Little Miss Sunshine

Little Miss Sunshine

STEPHEN TEXEIRA/FILE PHOTO

Trish Spencer’s advice to the public panel ran counter to the spirit of laws created to ensure citizens know how public officials are conducting the public’s business.


Alameda Mayor Trish Spencer recently advised members of a public panel on how to circumvent state and city public records laws.

When the Alameda Mayor’s Economic Advisory Panel met for its inaugural meeting in July, the group of 10 Alameda business people representing some of the Island’s most important and cutting-edge companies—such as Google’s Makani Power, St. George Spirits, Sila Nanotechnologies, and the biotech firm, Penumbra—appeared to be perplexed by the city’s and the state’s open government laws. The panel members were concerned that transparency requirements could harm their ability to have candid discussions about how to attract and nurture new business in Alameda.

Because the advisory panel was created in April by the Alameda City Council, it’s considered a public body, and its discussions are covered by the state’s open meeting law—the Ralph M. Brown Act—and Alameda’s Sunshine Ordinance, which are both designed to foster government openness.

After a member of the Alameda City Attorney’s Office described the do’s and don’ts to the panel members—concerning how to make sure their discussions are done in public, and not in private—some of the panel members pushed back, according to a recording of the meeting.

“This is going to be a slow process,” lamented one member. “Should we pretend we don’t know each other?” joked another. “I don’t understand how people who sit up here are able to get anything done,” said yet another member, in reference to the city council, in whose chambers the panel is conducting its meetings. Then one member asked if emails between the panel members and city staffers are subject to public disclosure under the California Public Records Act, the state’s open records law. The answer was “yes.”

But then, Alameda Mayor Trish Spencer, sitting in the audience, asked to address the panel and proceeded to conduct, in essence, a short seminar on how public officials, like the panel members, can keep their communications with city staffers secret.

“You’re coming from the private sector to my world,” Spencer told the advisory panel. “Personally, I don’t put anything in an email that I’m not comfortable having the whole world see. So personally, if I have a question for staff, I’m much more likely to pick up the phone and call staff and ask the question that way, and there are things like that that can make it work.”

She later urged, “Get your information that way.”

Alameda’s Sunshine Ordinance, passed in 2012 to further strengthen the open government aspects of the state’s Brown Act, is regarded with a certain sense of pride among many current and former Alameda public officials. “The right of the people to know what their government and those acting on behalf of their government are doing is fundamental to a democracy,” reads a portion of the ordinance. “That right supersedes any other policy interest government officials may use to prevent public access to information.”

The Alameda Sunshine Ordinance, for instance, extends the Brown Act’s 72-hour window for public disclosure of meeting agendas to 12 days, while also attempting to dissuade public meetings from extending into the late hours when fewer members of the public are likely to be watching.

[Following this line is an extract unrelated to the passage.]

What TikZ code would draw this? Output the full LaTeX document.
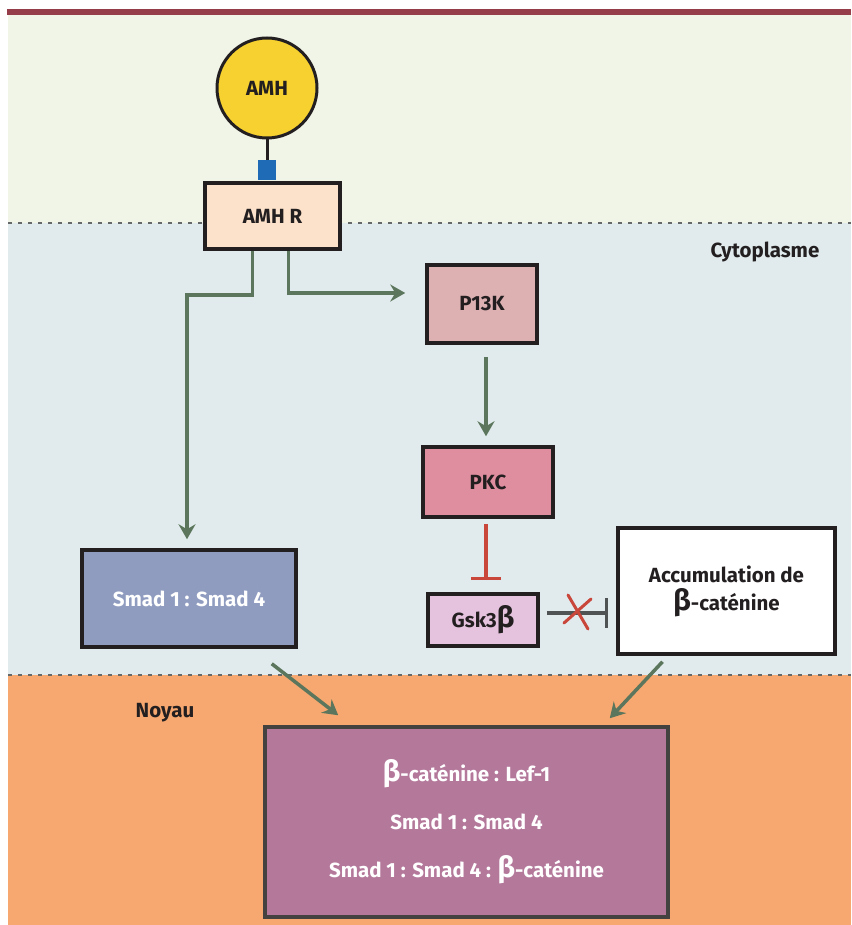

It also further encourages the ability of the public to request and receive government documents and emails—which Spencer effectively provided a road map for the public panel to circumvent.

Spencer’s advice to the panel members was probably not unlawful, but it ran counter to the spirit of laws created to ensure citizens know how public officials are conducting the public’s business, said Cherokee Melton, a staff attorney for the First Amendment Project, in Oakland.

“My expert opinion is that it’s terrible,” Melton said of Spencer’s comments to the panel. “But I wish I could say I’m shocked. It’s not uncommon. Governments at every level try to avoid a paper trail.”

There are also clear downsides, added Melton. “If all government officials did this, we, as the public, wouldn’t have records of their actions.” The problem of subverting transparency, Melton continued, is exacerbated by the gap between law and rapidly changing technologies. For instance, in San Francisco, good government advocates are worried about the increasing prevalence of public officials communicating with each other through texting apps not covered by most sunshine laws.

Spencer’s advice to members of a public panel on how to conduct business in secret also might shock many of her supporters who believe that Alameda City Hall is beholden to special interests and plagued by backroom deal-making—and that they elected Spencer to end those practices. The mayor has also come under fire recently for her repeated intrusions into city operations, which appear to violate the Alameda City Charter, including an incident involving the police officer who arrested her husband for drunken driving (see “The Meddlesome Mayor,” September).

Alameda Councilmember Jim Oddie said it’s disconcerting that the mayor would make such comments to the Economic Advisory Panel after he and other members of the council specifically decided that the panel should be subject to the Brown Act and Alameda’s Sunshine Ordinance. He said Spencer’s tenure as mayor, when considering her interference in city affairs coupled with “giving a playbook on how to perpetuate a cover-up,” is “unfolding like a Nixonian tragedy.”

Published online on Oct. 3, 2016 at 8:00 a.m.